GET     /items      # Read all items
GET     /items/:id  # Read one item
POST    /items      # Create a new item
PUT     /items/:id  # Update one item
DELETE  /items/:id  # Delete one item

Or with specific URLs like:

GET     /items            # Read all items
GET     /item/:id         # Read one item
POST    /items/new        # Create a new item
PUT     /item/edit/:id    # Update one item
DELETE  /item/delete/:id  # Delete one item

Best Answer

In your latter scheme, you keep verbs in the URLs of your resources. This should be avoided as the HTTP verbs should be used for that purpose. Embrace the underlying protocol instead of ignoring, duplicating or overriding it.

Just look at DELETE /item/delete/:id, you place the same information twice in the same request. This is superfluous and should be avoided. Personally, I'd be confused with this. Does the API actually support DELETE requests? What if I place delete in the URL and use a different HTTP verb instead? Will it match anything? If so, which one will be chosen? As a client of a properly designed API, I shouldn't have to ask such questions.

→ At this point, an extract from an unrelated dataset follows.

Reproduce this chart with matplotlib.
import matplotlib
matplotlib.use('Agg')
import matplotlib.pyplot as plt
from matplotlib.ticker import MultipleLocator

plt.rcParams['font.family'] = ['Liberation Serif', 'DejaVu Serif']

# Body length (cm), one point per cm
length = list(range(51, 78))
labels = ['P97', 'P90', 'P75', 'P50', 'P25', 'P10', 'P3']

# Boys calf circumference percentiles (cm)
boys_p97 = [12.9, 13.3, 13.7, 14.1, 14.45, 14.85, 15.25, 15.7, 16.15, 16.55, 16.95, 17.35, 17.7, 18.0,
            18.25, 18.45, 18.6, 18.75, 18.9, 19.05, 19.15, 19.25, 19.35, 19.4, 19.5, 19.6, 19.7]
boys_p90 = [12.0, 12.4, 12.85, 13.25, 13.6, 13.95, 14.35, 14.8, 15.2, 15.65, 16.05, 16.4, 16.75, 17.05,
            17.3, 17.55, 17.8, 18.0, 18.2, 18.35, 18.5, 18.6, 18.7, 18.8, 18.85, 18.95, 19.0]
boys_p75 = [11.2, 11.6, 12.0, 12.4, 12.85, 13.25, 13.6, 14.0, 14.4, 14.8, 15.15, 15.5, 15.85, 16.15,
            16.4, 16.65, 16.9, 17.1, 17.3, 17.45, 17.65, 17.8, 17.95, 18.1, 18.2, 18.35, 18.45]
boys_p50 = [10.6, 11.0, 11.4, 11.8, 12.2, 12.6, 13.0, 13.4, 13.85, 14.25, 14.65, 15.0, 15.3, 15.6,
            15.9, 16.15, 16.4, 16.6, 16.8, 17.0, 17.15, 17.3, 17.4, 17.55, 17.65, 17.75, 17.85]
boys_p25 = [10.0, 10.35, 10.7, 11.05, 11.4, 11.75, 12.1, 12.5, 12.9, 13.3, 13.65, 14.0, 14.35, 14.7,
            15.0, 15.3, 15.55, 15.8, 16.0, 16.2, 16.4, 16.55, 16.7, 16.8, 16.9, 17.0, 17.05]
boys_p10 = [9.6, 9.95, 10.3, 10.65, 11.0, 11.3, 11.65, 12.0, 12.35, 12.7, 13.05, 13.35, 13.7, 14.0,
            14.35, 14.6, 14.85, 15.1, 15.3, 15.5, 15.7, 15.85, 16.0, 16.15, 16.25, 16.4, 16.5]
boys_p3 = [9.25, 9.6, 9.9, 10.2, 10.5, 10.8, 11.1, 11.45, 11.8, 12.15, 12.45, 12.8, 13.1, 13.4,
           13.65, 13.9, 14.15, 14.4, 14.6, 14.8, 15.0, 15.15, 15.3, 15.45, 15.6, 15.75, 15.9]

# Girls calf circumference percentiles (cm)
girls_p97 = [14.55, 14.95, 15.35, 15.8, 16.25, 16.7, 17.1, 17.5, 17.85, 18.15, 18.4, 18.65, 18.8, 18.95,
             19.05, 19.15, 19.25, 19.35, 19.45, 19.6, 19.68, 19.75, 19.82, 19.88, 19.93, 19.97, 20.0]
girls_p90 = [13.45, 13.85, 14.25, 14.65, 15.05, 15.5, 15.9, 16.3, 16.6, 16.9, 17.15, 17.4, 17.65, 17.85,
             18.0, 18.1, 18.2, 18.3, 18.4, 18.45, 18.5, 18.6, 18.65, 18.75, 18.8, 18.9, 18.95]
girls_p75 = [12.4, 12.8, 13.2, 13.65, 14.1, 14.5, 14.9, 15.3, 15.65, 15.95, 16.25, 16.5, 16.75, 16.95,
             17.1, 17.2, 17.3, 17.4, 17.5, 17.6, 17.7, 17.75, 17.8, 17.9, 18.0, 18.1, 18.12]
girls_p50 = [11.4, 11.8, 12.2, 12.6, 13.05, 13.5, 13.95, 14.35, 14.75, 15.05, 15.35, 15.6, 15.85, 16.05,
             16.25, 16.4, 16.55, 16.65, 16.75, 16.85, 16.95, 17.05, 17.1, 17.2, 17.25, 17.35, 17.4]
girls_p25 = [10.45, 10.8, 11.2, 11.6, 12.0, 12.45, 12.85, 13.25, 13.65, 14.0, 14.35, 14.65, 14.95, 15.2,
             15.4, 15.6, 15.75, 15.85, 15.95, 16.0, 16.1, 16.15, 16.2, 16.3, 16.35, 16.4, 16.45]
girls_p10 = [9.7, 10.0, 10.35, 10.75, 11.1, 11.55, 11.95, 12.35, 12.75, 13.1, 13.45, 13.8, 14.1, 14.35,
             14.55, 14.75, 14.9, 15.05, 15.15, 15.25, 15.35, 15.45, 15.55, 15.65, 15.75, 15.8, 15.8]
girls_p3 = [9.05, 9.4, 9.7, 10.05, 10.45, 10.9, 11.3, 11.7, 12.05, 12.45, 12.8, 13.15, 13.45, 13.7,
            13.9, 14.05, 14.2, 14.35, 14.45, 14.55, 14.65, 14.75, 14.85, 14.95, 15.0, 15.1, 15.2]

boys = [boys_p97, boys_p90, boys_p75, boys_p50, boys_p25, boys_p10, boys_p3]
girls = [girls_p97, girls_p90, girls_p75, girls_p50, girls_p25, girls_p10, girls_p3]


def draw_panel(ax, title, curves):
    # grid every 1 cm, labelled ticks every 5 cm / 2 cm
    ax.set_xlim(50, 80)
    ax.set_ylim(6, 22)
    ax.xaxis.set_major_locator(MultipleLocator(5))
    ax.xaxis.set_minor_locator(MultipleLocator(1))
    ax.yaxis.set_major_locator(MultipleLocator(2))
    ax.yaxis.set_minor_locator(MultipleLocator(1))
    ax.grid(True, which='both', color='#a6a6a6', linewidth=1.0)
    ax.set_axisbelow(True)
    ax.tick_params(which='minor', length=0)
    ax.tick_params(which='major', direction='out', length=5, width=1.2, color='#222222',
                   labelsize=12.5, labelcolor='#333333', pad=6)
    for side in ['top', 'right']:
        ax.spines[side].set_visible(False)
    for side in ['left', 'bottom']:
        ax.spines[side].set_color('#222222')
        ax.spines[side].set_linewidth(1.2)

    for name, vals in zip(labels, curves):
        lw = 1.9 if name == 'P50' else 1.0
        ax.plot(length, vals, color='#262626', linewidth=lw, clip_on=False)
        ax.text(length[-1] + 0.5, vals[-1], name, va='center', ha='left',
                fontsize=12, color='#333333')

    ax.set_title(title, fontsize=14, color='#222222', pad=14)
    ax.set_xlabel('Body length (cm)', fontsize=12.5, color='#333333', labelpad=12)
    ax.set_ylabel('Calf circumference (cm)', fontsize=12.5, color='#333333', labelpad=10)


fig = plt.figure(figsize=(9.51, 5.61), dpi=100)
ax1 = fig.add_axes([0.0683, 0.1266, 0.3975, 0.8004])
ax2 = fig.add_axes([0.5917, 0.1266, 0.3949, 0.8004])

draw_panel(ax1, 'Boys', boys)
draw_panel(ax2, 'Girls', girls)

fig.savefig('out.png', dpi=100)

Maybe you need it to somehow support clients that cannot issue DELETE or PUT requests. If that's the case, I'd pass this information in an HTTP header. Some APIs use an X-HTTP-Method-Override header for this specific purpose (which I think is quite ugly anyway). I certainly wouldn't place the verbs in the paths though.

Go for

GET     /items      # Read all items
GET     /items/:id  # Read one item
POST    /items      # Create a new item
PUT     /items/:id  # Update one item
DELETE  /items/:id  # Delete one item

What's important about the verbs is that they are already well-defined in the HTTP specification and staying in line with these rules allows you to use caches, proxies and possibly other tools external to your application that understand the semantics of HTTP but not your application semantics. Please note that the reason you should avoid having them in your URLs is not about RESTful APIs requiring readable URLs. It's about avoiding unnecessary ambiguity.

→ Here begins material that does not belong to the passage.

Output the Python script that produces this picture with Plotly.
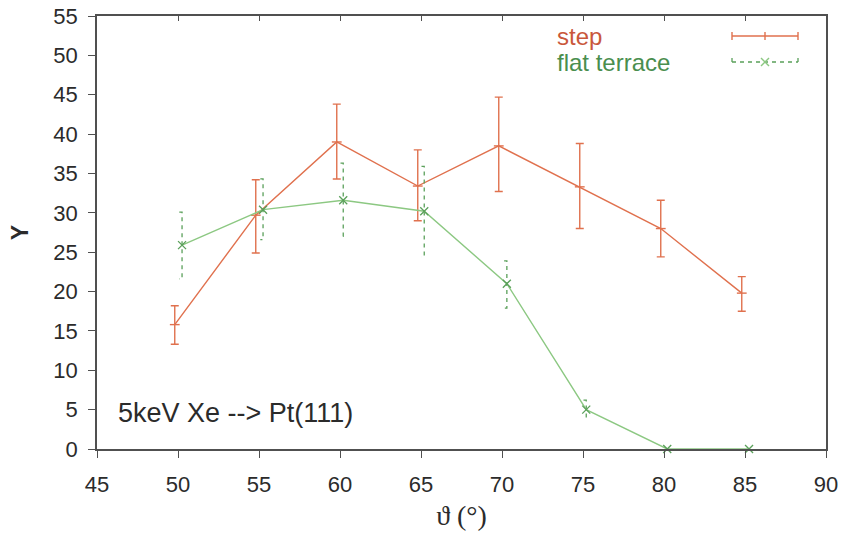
import plotly.graph_objects as go

# ---- data ----
theta_step = [49.8, 54.8, 59.8, 64.8, 69.8, 74.8, 79.8, 84.8]
y_step = [15.8, 29.7, 39.0, 33.4, 38.5, 33.3, 28.0, 19.8]
y_step_hi = [18.2, 34.2, 43.8, 38.0, 44.7, 38.8, 31.6, 21.9]
y_step_lo = [13.3, 24.9, 34.3, 29.0, 32.7, 28.0, 24.4, 17.5]

theta_flat = [50.25, 55.25, 60.2, 65.2, 70.3, 75.2, 80.2, 85.25]
y_flat = [25.9, 30.4, 31.6, 30.2, 21.0, 5.0, 0.0, 0.0]
y_flat_hi = [30.1, 34.3, 36.3, 35.9, 23.9, 6.2, 0.0, 0.0]
y_flat_lo = [21.6, 26.6, 27.0, 24.4, 17.9, 4.0, 0.0, 0.0]

x_ticks = [45, 50, 55, 60, 65, 70, 75, 80, 85, 90]
y_ticks = [0, 5, 10, 15, 20, 25, 30, 35, 40, 45, 50, 55]

RED = "#e0714e"
RED_TXT = "#c9573b"
GREEN = "#8cc882"
GREEN_DK = "#5aa05a"
GREEN_TXT = "#4a8e4e"
AX = "#505050"
TXT = "#2b2b2b"
FONT = "Liberation Sans, Arial, sans-serif"

W, H = 843, 535
L, R, T, B = 97, 826, 16, 449   # plot frame in pixels

fig = go.Figure()

# step: line + solid error bars
fig.add_trace(go.Scatter(
    x=theta_step, y=y_step, mode="lines+markers",
    line=dict(color=RED, width=1.4),
    marker=dict(symbol="line-ew", size=7, line=dict(color=RED, width=1.4)),
    error_y=dict(type="data", symmetric=False,
                 array=[h - v for h, v in zip(y_step_hi, y_step)],
                 arrayminus=[v - l for v, l in zip(y_step, y_step_lo)],
                 color=RED, thickness=1.4, width=4),
    showlegend=False, hoverinfo="skip"))

# flat terrace: dashed error bars with half caps
cap = 0.17
ex, ey = [], []
for x, hi, lo in zip(theta_flat, y_flat_hi, y_flat_lo):
    if hi == lo:
        continue
    ex += [x - cap, x, x, x - cap, None]
    ey += [hi, hi, lo, lo, None]
fig.add_trace(go.Scatter(x=ex, y=ey, mode="lines",
                         line=dict(color=GREEN_DK, width=1.3, dash="4px,4px"),
                         showlegend=False, hoverinfo="skip"))
fig.add_trace(go.Scatter(
    x=theta_flat, y=y_flat, mode="lines+markers",
    line=dict(color=GREEN, width=1.4),
    marker=dict(symbol="x-thin", size=8, line=dict(color=GREEN_DK, width=1.3)),
    showlegend=False, hoverinfo="skip", cliponaxis=False))

# invisible trace for top axis
fig.add_trace(go.Scatter(x=[45, 90], y=[0, 0], xaxis="x2", mode="markers",
                         marker=dict(opacity=0), showlegend=False, hoverinfo="skip"))

fig.update_layout(
    width=W, height=H,
    margin=dict(l=L, r=W - R, t=T, b=H - B, autoexpand=False),
    paper_bgcolor="white", plot_bgcolor="white",
    font=dict(family=FONT, color=TXT, size=22),
    xaxis=dict(range=[45, 90], tickvals=x_ticks, ticks="outside", ticklen=7,
               tickwidth=1.3, tickcolor=AX, showline=True, linecolor=AX, linewidth=1.5,
               mirror=True, showgrid=False, zeroline=False, automargin=False,
               tickfont=dict(size=22, family=FONT, color=TXT),
               ticklabelstandoff=8,
               title=dict(text="ϑ (°)", font=dict(family="Liberation Serif, serif", size=28, color=TXT),
                          standoff=9)),
    xaxis2=dict(range=[45, 90], tickvals=x_ticks, overlaying="x", side="top",
                ticks="inside", ticklen=5, tickwidth=1.2, tickcolor=AX, automargin=False,
                showticklabels=False, showgrid=False, zeroline=False, showline=False),
    yaxis=dict(range=[0, 55], tickvals=y_ticks, ticks="outside", ticklen=7,
               tickwidth=1.3, tickcolor=AX, showline=True, linecolor=AX, linewidth=1.5,
               mirror=True, showgrid=False, zeroline=False, automargin=False,
               tickfont=dict(size=22, family=FONT, color=TXT),
               ticklabelstandoff=6,
               title=dict(text="<b>Y</b>", font=dict(size=23, family=FONT, color=TXT),
                          standoff=18)),
)


def px2x(p):
    return (p - L) / (R - L)


def py2y(p):
    return 1 - (p - T) / (B - T)


# legend (manual, gnuplot style)
legend_items = [
    ("step", RED_TXT, 37),
    ("flat terrace", GREEN_TXT, 62),
]
for txt, col, ypx in legend_items:
    fig.add_annotation(x=px2x(556), y=py2y(ypx),
                       xref="paper", yref="paper", text=txt, showarrow=False,
                       xanchor="left", yanchor="middle", borderpad=0,
                       font=dict(size=24, color=col, family=FONT))

shapes = []
# red legend sample
shapes.append(dict(type="line", xref="paper", yref="paper", x0=px2x(732), x1=px2x(798),
                   y0=py2y(36), y1=py2y(36), line=dict(color=RED, width=1.4)))
for xp in (732, 765, 798):
    shapes.append(dict(type="line", xref="paper", yref="paper", x0=px2x(xp), x1=px2x(xp),
                       y0=py2y(32), y1=py2y(40), line=dict(color=RED, width=1.4)))
# green legend sample
shapes.append(dict(type="line", xref="paper", yref="paper", x0=px2x(732), x1=px2x(798),
                   y0=py2y(62), y1=py2y(62), line=dict(color=GREEN_DK, width=1.3, dash="4px,4px")))
for xp in (732, 798):
    shapes.append(dict(type="line", xref="paper", yref="paper", x0=px2x(xp), x1=px2x(xp),
                       y0=py2y(58), y1=py2y(62), line=dict(color=GREEN_DK, width=1.3)))
for d in (-4, 4):
    shapes.append(dict(type="line", xref="paper", yref="paper", x0=px2x(765 - 4), x1=px2x(765 + 4),
                       y0=py2y(62 - d), y1=py2y(62 + d), line=dict(color=GREEN, width=1.4)))
fig.update_layout(shapes=shapes)

fig.add_annotation(x=px2x(116), y=py2y(413), xref="paper", yref="paper",
                   text="5keV Xe --> Pt(111)", showarrow=False, xanchor="left",
                   yanchor="middle", font=dict(size=27, color=TXT, family=FONT))

fig.write_html("out.html", config={"displayModeBar": False},
               post_script="document.body.style.margin='0';document.body.style.overflow='hidden';")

What's more, a RESTful API can map these verbs (or any subset thereof) to any set of application semantics, as long as it doesn't go against the HTTP specification. For example, it is perfectly possible to build a RESTful API that only uses GET requests if all operations that it allows are both safe and idempotent. The above mapping is just an example that fits your use case and is compliant with the spec. It doesn't necessarily have to be like this.

Please also mind that a truly RESTful API should never require a programmer to read extensive documentation of available URLs as long as you conform to the HATEOAS (Hypertext as the Engine of Application State) principle, which is one of the core assumptions of REST. The links can be utterly incomprehensible to humans as long as the client application can understand and use them to figure out possible application state transitions.